Am Sonntagabend fand im Berliner Darkside Club eine Abschluß-Party statt, wo soeben Erlerntes in die Form von Sessions gebracht werden konnte.
Die Einmaligkeit dieses Crossover-Events zog verständlicherweise Teilnehmer von weither an, so z. B. aus Italien und der Schweiz. Die Atmosphäre in den schönen Loft-Hinterhöfen war von Toleranz und großem gegenseitigen Interesse geprägt. Ein Café und eine Bar boten Treffpunkte zum Austausch, und in der Nähe gab es genügend Eß-Lokale sowie Unterkünfte. Meine Befürchtung, daß ein so großes Angebot recht stressig werden könnte, hat sich nicht bestätigt: Die Workshops wurden immer entspannt und nicht selten heiter gestaltet.
Ein wenig schade fand ich, daß man sich zwischen den parallel laufenden Workshops entscheiden mußte. Eventuell könnte man überlegen, ob sie nicht zeitversetzt wiederholt werden könnten. Andererseits ist es auch nicht schlecht, wenn man Prioritäten setzen muß, statt unbedingt alles mitnehmen zu wollen.
Zweifellos ist das Event, das sich sympathisch und individuell direkt an die verschiedenen nicht-kommerziellen Subkulturen wandte, ein Gewinn für alle, die Synergien lieben und nach weiterführenden Impulsen suchen.

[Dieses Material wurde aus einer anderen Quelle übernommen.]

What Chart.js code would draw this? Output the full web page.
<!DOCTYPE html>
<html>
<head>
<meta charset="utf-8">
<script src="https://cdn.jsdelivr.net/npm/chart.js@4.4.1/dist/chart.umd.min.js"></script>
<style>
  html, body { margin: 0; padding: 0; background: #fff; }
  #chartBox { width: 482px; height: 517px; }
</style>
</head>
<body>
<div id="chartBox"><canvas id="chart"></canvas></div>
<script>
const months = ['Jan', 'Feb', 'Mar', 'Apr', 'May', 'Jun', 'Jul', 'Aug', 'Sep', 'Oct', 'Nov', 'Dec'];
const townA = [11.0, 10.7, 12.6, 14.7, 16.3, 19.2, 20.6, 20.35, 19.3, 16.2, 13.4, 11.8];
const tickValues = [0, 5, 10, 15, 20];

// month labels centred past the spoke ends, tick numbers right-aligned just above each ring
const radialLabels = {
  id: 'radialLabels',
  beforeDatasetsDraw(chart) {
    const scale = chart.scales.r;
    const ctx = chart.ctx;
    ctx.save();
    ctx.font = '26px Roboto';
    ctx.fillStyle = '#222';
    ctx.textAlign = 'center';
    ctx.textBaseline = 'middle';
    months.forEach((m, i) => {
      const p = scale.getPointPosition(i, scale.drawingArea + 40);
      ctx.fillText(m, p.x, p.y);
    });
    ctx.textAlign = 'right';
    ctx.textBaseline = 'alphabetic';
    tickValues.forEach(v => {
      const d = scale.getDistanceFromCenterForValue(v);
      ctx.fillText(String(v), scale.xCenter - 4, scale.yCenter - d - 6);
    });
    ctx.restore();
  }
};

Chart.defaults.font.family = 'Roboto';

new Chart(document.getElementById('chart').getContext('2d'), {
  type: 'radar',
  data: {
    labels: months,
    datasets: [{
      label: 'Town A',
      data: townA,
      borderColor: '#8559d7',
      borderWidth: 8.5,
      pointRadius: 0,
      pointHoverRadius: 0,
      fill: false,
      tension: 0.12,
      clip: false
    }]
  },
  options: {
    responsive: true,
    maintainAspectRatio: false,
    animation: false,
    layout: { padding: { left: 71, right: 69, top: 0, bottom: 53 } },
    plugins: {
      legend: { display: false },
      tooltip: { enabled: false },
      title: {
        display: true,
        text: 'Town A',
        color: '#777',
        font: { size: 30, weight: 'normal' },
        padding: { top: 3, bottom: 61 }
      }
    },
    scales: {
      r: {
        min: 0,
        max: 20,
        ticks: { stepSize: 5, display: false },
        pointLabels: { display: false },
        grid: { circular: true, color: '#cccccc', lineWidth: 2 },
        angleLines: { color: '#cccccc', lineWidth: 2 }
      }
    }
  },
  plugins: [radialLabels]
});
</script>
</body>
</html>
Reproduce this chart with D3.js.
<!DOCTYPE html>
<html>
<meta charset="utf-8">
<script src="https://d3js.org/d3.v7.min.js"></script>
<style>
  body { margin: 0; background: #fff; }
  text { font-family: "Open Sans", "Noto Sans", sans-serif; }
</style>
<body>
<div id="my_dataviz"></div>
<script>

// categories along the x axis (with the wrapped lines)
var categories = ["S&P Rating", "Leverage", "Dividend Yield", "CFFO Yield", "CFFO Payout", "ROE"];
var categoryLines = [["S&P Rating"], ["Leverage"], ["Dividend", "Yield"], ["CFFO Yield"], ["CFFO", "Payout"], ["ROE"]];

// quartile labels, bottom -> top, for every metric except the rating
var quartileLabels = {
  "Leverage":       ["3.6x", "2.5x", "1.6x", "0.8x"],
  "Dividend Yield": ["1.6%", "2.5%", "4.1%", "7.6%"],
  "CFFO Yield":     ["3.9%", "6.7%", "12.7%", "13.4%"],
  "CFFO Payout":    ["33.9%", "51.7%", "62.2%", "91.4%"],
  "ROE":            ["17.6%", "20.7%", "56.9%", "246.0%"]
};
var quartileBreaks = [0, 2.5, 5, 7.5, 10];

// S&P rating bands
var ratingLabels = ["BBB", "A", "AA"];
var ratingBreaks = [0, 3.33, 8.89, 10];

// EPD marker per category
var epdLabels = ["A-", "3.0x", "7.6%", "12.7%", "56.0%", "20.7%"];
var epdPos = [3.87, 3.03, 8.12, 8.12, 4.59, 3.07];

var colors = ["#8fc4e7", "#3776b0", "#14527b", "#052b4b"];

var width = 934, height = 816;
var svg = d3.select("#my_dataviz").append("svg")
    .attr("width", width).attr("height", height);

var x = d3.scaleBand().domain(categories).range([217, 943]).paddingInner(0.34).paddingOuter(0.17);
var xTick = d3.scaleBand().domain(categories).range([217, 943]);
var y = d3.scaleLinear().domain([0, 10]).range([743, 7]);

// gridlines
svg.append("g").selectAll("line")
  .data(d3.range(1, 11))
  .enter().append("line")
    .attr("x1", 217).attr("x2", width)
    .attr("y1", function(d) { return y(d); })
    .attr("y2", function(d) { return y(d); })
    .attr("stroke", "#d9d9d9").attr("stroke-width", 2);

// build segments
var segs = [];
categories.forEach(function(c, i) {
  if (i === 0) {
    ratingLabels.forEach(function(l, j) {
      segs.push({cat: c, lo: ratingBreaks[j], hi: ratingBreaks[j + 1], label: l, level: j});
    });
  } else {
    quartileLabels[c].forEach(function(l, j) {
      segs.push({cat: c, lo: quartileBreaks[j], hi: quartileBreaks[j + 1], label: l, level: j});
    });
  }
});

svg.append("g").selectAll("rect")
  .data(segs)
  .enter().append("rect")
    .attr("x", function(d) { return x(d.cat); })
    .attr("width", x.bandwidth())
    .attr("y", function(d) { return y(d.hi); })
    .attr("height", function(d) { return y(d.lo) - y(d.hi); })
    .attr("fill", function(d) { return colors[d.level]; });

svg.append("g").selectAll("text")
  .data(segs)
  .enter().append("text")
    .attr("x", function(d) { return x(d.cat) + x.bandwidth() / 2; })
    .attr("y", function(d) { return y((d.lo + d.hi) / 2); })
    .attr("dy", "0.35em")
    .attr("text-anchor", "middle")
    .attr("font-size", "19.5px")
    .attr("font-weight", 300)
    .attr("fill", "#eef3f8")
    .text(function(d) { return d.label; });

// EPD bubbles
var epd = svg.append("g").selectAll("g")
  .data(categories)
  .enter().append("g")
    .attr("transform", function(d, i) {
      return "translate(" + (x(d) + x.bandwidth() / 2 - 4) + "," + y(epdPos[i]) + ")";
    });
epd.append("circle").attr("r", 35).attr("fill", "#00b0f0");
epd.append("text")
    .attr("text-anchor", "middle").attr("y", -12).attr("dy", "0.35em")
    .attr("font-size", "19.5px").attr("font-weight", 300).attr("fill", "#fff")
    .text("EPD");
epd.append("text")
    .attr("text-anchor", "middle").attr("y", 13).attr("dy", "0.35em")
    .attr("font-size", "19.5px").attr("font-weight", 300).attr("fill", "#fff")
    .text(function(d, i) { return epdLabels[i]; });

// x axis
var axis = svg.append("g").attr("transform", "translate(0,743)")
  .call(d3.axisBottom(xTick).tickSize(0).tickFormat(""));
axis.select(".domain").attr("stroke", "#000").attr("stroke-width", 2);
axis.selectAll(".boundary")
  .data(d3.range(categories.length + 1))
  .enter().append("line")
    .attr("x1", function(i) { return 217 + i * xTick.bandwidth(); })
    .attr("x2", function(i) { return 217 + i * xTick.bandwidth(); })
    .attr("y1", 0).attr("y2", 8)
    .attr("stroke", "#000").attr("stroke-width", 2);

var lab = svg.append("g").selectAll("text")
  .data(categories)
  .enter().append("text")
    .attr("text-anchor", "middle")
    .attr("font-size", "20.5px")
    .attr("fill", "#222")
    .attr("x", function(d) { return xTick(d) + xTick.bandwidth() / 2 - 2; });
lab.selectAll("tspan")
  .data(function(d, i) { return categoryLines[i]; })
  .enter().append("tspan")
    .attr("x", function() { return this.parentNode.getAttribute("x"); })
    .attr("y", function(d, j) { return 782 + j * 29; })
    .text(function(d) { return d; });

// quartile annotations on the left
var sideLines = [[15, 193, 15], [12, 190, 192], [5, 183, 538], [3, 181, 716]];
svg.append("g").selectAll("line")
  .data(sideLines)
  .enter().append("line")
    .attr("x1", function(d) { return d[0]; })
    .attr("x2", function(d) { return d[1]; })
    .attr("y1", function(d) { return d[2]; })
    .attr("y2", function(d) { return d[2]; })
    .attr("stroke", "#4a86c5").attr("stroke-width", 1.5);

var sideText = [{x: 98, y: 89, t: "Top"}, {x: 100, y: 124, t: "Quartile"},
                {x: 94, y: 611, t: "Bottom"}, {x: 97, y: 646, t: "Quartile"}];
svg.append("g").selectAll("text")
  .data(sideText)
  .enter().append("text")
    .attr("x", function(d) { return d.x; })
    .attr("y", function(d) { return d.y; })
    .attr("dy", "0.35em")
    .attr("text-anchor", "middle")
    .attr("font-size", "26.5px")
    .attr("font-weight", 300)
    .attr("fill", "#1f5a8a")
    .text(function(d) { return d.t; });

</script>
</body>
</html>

Sicher war es auch finanziell schwierig, ein Ereignis auf die Beine zu stellen, welches mal nicht vom Sponsoring großer Sexbiz-Sellern umstellt wurde. Nicht zuletzt auch darum ist es sehr zu wünschen, daß xplore04 den Anfang einer Reihe bildet, die nächstes Jahr ihre erste Fortsetzung findet.